5. Finally, defendants argue they were deprived of their proportional share of peremptory strikes as provided by OCGA § 15-12-165 because veniremen who were peremptorily excused by the prosecutor in a previous trial were returned to the panel of prospective jurors for defendants' trial. Defendants assert that this practice permitted the prosecutor to excuse from the earlier trial veniremen whom he believed would be more beneficial to the State in defendants' peremptory challenges in defendants' trial and deprived them of their share of challenges by forcing them to use their peremptory strikes to eliminate the juror or allow the juror to be impaneled. We reject defendants' argument.
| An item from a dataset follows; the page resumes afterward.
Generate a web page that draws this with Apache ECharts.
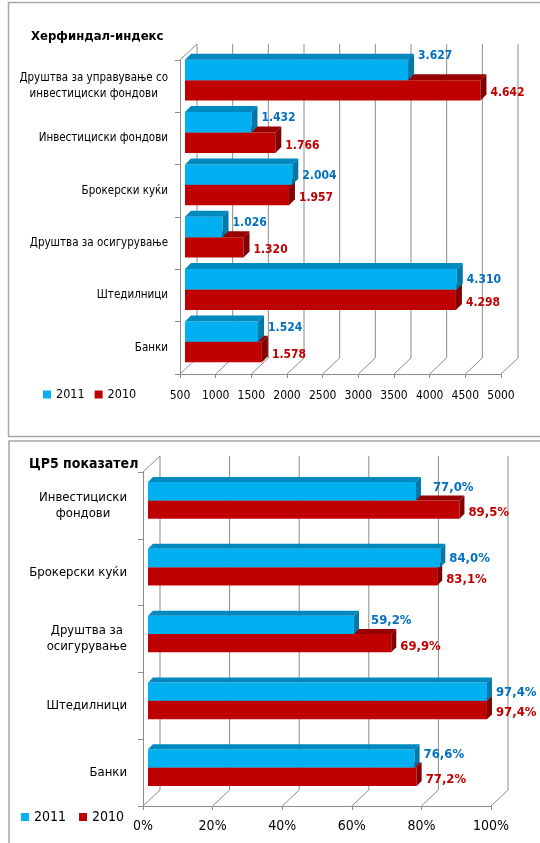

If anything, by returning to the jury pool veniremen already once rejected by the prosecutor, the practice discriminated against the prosecutor by forcing him to choose from among veniremen he had already challenged. "A defendant is entitled to a panel of qualified jurors not a panel of preferred jurors." Smith v. State, 245 Ga. 205, 208 ( 264 S.E.2d 15) (1980). We hold defendants have no ground for challenging the array of the jurors. Cf. Cady v. State, 198 Ga. 99 (1a) ( 31 S.E.2d 38) (1944) (in which the Georgia Supreme Court held that a defendant has no ground to challenge the array of jurors because it may include jurors who appeared in a panel in a previous trial of the defendant and who had been peremptorily challenged).
Judgment affirmed. Banke, P. J., and Sognier, J., concur.